Work to do — Restate the whole of the material. Keep every word, and drop the pictures.

Available data —

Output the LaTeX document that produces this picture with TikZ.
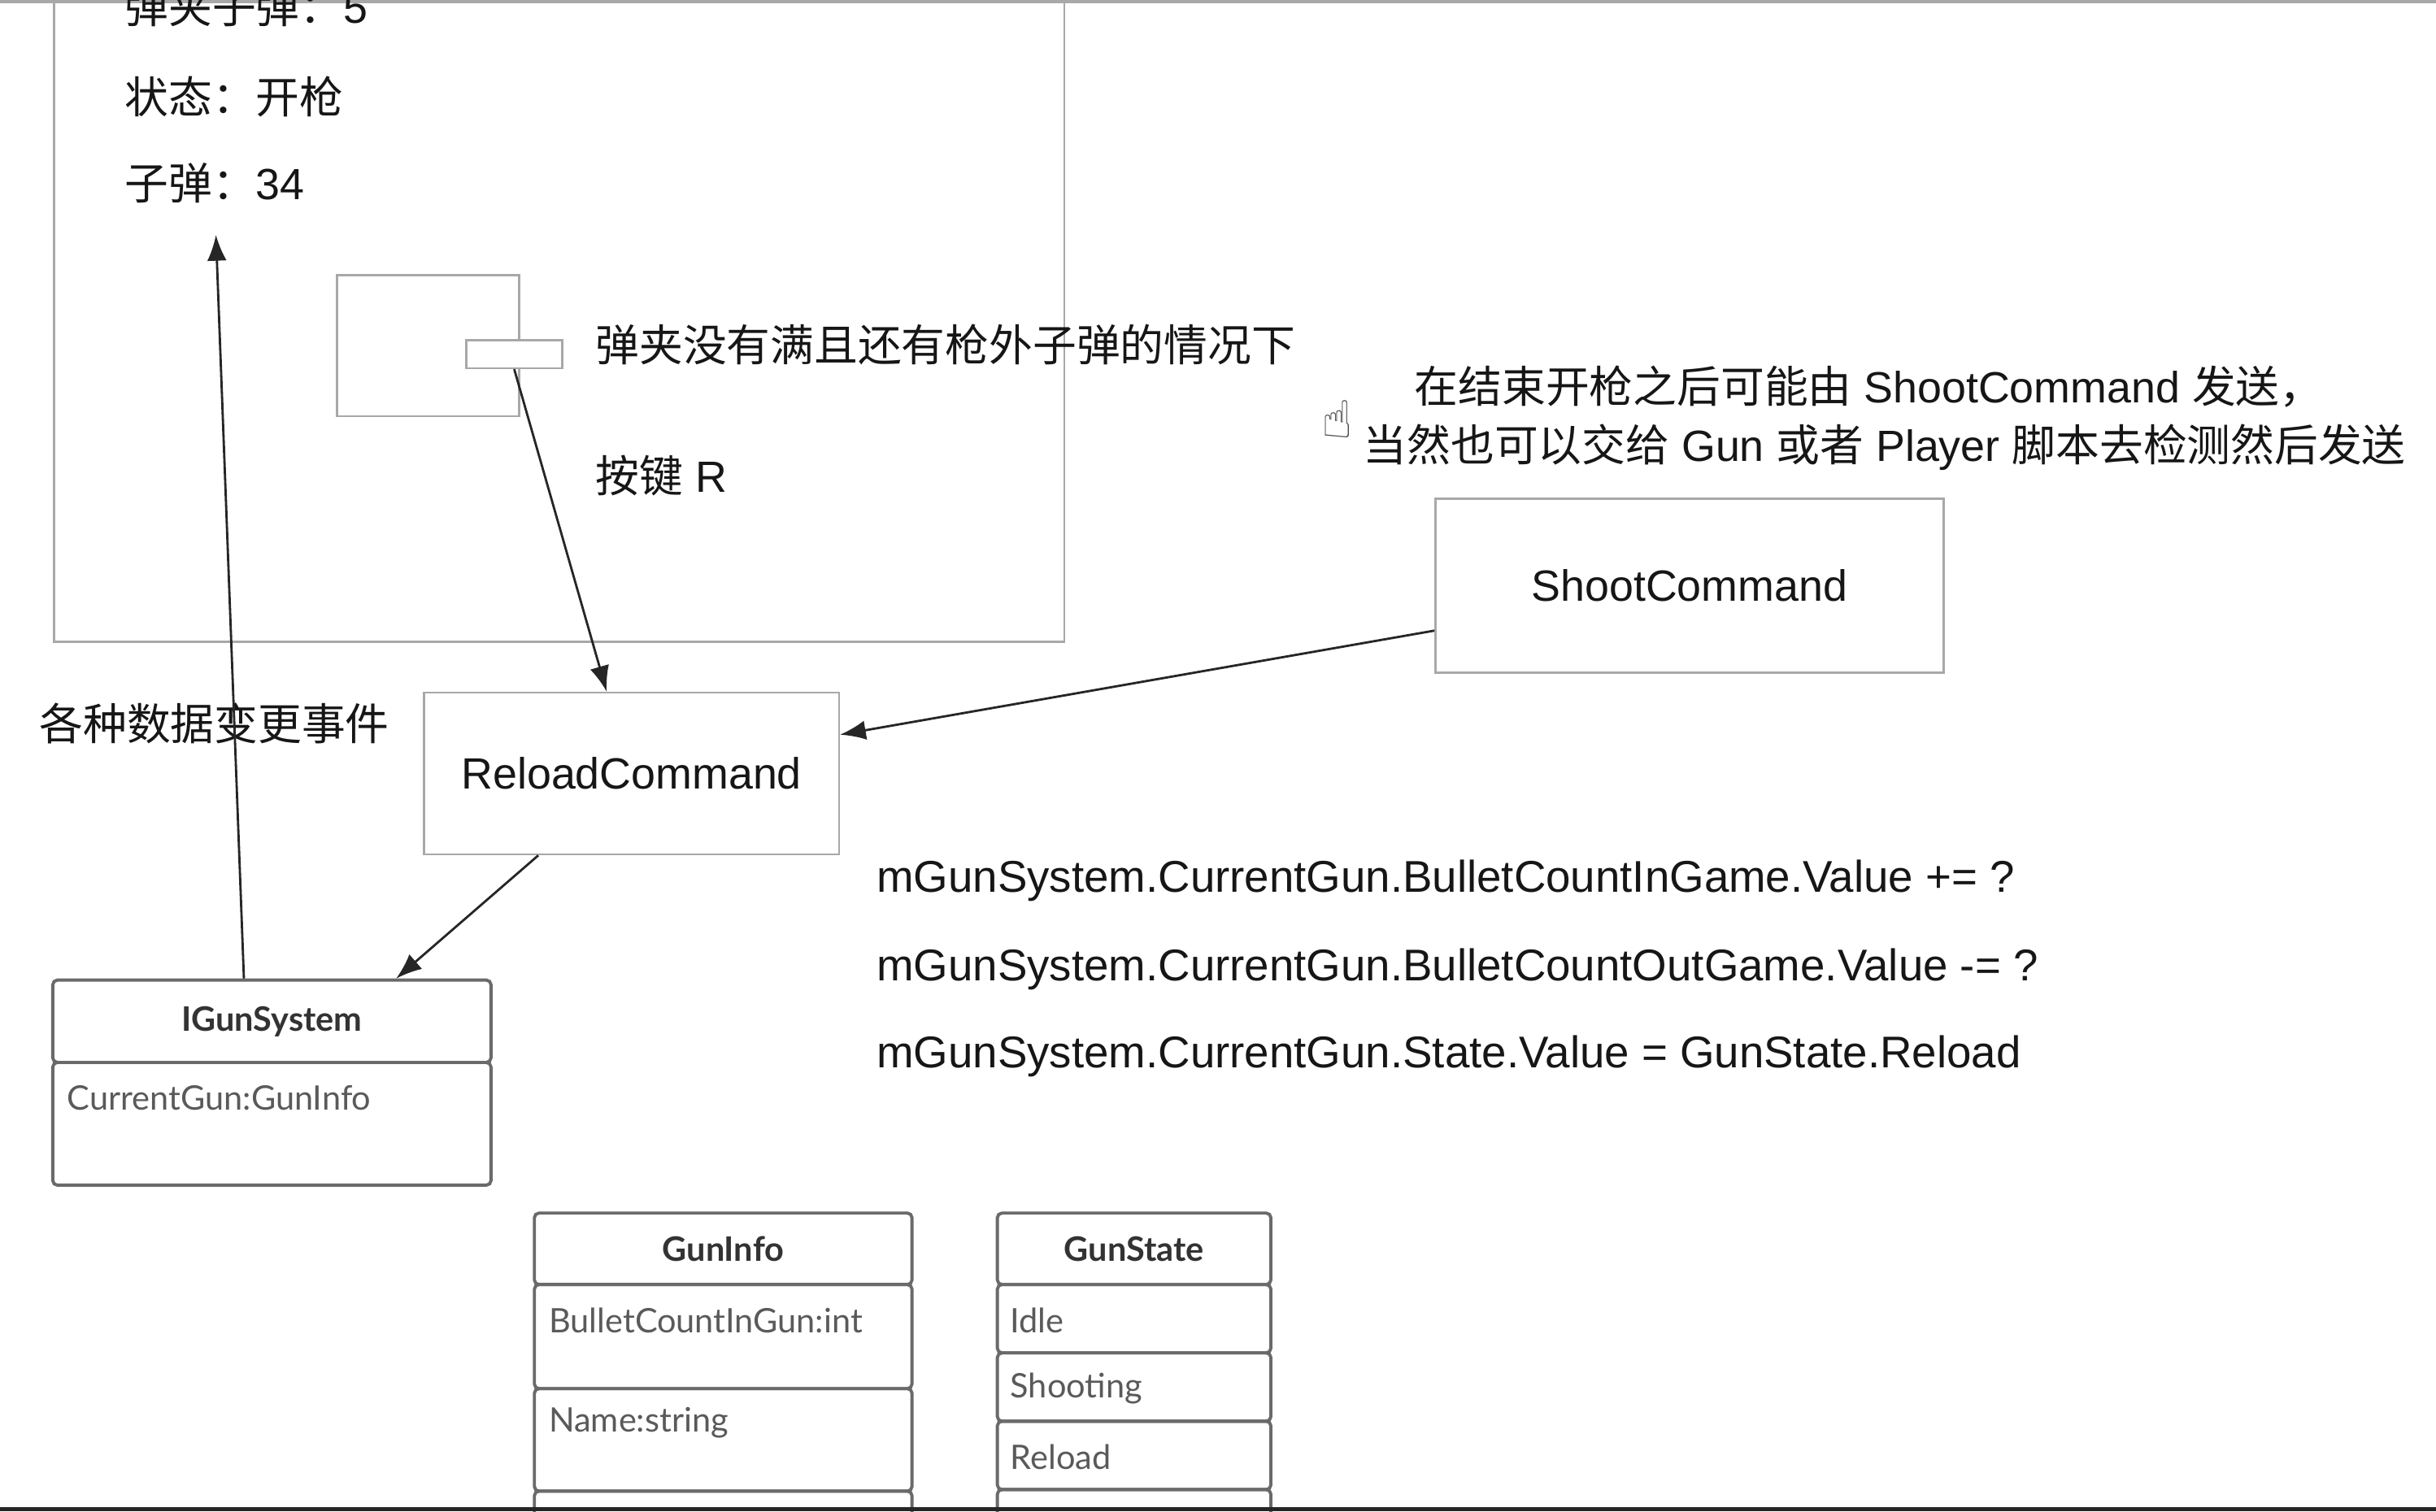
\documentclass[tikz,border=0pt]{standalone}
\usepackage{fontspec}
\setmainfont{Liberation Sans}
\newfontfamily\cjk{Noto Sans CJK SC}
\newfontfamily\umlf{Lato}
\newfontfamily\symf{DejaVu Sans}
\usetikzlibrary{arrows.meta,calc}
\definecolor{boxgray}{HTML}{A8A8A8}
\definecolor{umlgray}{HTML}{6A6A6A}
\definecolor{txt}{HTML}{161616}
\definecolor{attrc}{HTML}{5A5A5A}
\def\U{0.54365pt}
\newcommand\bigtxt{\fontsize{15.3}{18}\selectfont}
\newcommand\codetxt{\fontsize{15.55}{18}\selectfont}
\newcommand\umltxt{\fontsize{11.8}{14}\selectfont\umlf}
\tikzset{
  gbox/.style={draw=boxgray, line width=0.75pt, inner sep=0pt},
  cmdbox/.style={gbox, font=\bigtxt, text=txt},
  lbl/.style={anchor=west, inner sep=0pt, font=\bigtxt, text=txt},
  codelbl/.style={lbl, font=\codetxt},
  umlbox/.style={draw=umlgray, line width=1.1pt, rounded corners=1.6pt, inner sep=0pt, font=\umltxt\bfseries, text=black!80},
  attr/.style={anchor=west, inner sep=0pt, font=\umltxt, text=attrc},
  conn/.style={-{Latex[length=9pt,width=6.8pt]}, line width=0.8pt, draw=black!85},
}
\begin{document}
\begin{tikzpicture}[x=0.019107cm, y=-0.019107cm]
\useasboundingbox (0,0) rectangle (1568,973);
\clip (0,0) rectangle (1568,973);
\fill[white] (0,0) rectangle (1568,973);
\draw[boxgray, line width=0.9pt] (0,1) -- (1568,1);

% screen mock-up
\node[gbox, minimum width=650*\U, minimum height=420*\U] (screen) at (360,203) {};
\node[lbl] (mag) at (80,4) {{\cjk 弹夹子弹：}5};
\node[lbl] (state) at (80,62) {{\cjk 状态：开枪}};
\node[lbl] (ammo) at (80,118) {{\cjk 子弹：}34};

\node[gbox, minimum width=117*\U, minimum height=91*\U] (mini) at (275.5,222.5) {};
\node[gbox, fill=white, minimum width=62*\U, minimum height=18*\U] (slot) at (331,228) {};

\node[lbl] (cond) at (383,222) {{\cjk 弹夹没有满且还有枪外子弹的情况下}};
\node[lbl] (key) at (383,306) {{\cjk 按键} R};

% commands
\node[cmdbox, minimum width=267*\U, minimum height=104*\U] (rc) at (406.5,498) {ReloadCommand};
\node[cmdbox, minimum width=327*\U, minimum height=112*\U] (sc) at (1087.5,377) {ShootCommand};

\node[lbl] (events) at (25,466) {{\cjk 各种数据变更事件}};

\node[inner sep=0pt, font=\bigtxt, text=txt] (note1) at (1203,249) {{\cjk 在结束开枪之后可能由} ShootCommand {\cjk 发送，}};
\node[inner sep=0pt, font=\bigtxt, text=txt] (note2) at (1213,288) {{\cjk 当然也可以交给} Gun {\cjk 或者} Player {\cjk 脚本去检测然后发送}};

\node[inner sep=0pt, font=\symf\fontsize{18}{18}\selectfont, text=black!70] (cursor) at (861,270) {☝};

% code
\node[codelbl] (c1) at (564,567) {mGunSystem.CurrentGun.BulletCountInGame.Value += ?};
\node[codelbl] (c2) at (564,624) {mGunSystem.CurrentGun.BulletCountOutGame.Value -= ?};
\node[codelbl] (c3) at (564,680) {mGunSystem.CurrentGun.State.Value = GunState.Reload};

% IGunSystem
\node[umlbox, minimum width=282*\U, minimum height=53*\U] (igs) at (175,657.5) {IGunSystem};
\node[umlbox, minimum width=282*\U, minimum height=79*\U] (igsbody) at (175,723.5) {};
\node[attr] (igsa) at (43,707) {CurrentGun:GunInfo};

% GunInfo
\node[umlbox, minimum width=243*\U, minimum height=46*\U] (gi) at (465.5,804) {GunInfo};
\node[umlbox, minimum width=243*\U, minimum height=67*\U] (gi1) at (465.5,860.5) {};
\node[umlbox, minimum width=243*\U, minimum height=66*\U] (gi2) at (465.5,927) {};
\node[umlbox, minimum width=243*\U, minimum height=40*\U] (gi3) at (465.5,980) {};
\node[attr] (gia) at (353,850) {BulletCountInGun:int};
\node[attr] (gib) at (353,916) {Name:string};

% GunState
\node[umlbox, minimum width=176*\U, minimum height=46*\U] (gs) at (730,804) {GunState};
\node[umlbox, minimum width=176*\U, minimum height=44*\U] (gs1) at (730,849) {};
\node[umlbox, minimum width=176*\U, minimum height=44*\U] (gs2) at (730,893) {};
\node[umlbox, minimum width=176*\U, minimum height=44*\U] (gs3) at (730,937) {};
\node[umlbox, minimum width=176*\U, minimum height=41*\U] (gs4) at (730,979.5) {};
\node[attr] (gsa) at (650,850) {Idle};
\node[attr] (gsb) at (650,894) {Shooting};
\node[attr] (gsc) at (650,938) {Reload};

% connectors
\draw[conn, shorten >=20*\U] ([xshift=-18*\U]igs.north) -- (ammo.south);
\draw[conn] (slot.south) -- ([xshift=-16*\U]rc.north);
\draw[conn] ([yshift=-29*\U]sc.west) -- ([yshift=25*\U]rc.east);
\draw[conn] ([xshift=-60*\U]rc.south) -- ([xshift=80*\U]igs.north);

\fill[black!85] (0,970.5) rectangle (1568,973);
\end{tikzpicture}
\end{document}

Correct response —
Output the LaTeX document that produces this picture with TikZ.
\documentclass[tikz,border=0pt]{standalone}
\usepackage{fontspec}
\setmainfont{Liberation Sans}
\newfontfamily\cjk{Noto Sans CJK SC}
\newfontfamily\umlf{Lato}
\newfontfamily\symf{DejaVu Sans}
\usetikzlibrary{arrows.meta,calc}
\definecolor{boxgray}{HTML}{A8A8A8}
\definecolor{umlgray}{HTML}{6A6A6A}
\definecolor{txt}{HTML}{161616}
\definecolor{attrc}{HTML}{5A5A5A}
\def\U{0.54365pt}
\newcommand\bigtxt{\fontsize{15.3}{18}\selectfont}
\newcommand\codetxt{\fontsize{15.55}{18}\selectfont}
\newcommand\umltxt{\fontsize{11.8}{14}\selectfont\umlf}
\tikzset{
  gbox/.style={draw=boxgray, line width=0.75pt, inner sep=0pt},
  cmdbox/.style={gbox, font=\bigtxt, text=txt},
  lbl/.style={anchor=west, inner sep=0pt, font=\bigtxt, text=txt},
  codelbl/.style={lbl, font=\codetxt},
  umlbox/.style={draw=umlgray, line width=1.1pt, rounded corners=1.6pt, inner sep=0pt, font=\umltxt\bfseries, text=black!80},
  attr/.style={anchor=west, inner sep=0pt, font=\umltxt, text=attrc},
  conn/.style={-{Latex[length=9pt,width=6.8pt]}, line width=0.8pt, draw=black!85},
}
\begin{document}
\begin{tikzpicture}[x=0.019107cm, y=-0.019107cm]
\useasboundingbox (0,0) rectangle (1568,973);
\clip (0,0) rectangle (1568,973);
\fill[white] (0,0) rectangle (1568,973);
\draw[boxgray, line width=0.9pt] (0,1) -- (1568,1);

% screen mock-up
\node[gbox, minimum width=650*\U, minimum height=420*\U] (screen) at (360,203) {};
\node[lbl] (mag) at (80,4) {{\cjk 弹夹子弹：}5};
\node[lbl] (state) at (80,62) {{\cjk 状态：开枪}};
\node[lbl] (ammo) at (80,118) {{\cjk 子弹：}34};

\node[gbox, minimum width=117*\U, minimum height=91*\U] (mini) at (275.5,222.5) {};
\node[gbox, fill=white, minimum width=62*\U, minimum height=18*\U] (slot) at (331,228) {};

\node[lbl] (cond) at (383,222) {{\cjk 弹夹没有满且还有枪外子弹的情况下}};
\node[lbl] (key) at (383,306) {{\cjk 按键} R};

% commands
\node[cmdbox, minimum width=267*\U, minimum height=104*\U] (rc) at (406.5,498) {ReloadCommand};
\node[cmdbox, minimum width=327*\U, minimum height=112*\U] (sc) at (1087.5,377) {ShootCommand};

\node[lbl] (events) at (25,466) {{\cjk 各种数据变更事件}};

\node[inner sep=0pt, font=\bigtxt, text=txt] (note1) at (1203,249) {{\cjk 在结束开枪之后可能由} ShootCommand {\cjk 发送，}};
\node[inner sep=0pt, font=\bigtxt, text=txt] (note2) at (1213,288) {{\cjk 当然也可以交给} Gun {\cjk 或者} Player {\cjk 脚本去检测然后发送}};

\node[inner sep=0pt, font=\symf\fontsize{18}{18}\selectfont, text=black!70] (cursor) at (861,270) {☝};

% code
\node[codelbl] (c1) at (564,567) {mGunSystem.CurrentGun.BulletCountInGame.Value += ?};
\node[codelbl] (c2) at (564,624) {mGunSystem.CurrentGun.BulletCountOutGame.Value -= ?};
\node[codelbl] (c3) at (564,680) {mGunSystem.CurrentGun.State.Value = GunState.Reload};

% IGunSystem
\node[umlbox, minimum width=282*\U, minimum height=53*\U] (igs) at (175,657.5) {IGunSystem};
\node[umlbox, minimum width=282*\U, minimum height=79*\U] (igsbody) at (175,723.5) {};
\node[attr] (igsa) at (43,707) {CurrentGun:GunInfo};

% GunInfo
\node[umlbox, minimum width=243*\U, minimum height=46*\U] (gi) at (465.5,804) {GunInfo};
\node[umlbox, minimum width=243*\U, minimum height=67*\U] (gi1) at (465.5,860.5) {};
\node[umlbox, minimum width=243*\U, minimum height=66*\U] (gi2) at (465.5,927) {};
\node[umlbox, minimum width=243*\U, minimum height=40*\U] (gi3) at (465.5,980) {};
\node[attr] (gia) at (353,850) {BulletCountInGun:int};
\node[attr] (gib) at (353,916) {Name:string};

% GunState
\node[umlbox, minimum width=176*\U, minimum height=46*\U] (gs) at (730,804) {GunState};
\node[umlbox, minimum width=176*\U, minimum height=44*\U] (gs1) at (730,849) {};
\node[umlbox, minimum width=176*\U, minimum height=44*\U] (gs2) at (730,893) {};
\node[umlbox, minimum width=176*\U, minimum height=44*\U] (gs3) at (730,937) {};
\node[umlbox, minimum width=176*\U, minimum height=41*\U] (gs4) at (730,979.5) {};
\node[attr] (gsa) at (650,850) {Idle};
\node[attr] (gsb) at (650,894) {Shooting};
\node[attr] (gsc) at (650,938) {Reload};

% connectors
\draw[conn, shorten >=20*\U] ([xshift=-18*\U]igs.north) -- (ammo.south);
\draw[conn] (slot.south) -- ([xshift=-16*\U]rc.north);
\draw[conn] ([yshift=-29*\U]sc.west) -- ([yshift=25*\U]rc.east);
\draw[conn] ([xshift=-60*\U]rc.south) -- ([xshift=80*\U]igs.north);

\fill[black!85] (0,970.5) rectangle (1568,973);
\end{tikzpicture}
\end{document}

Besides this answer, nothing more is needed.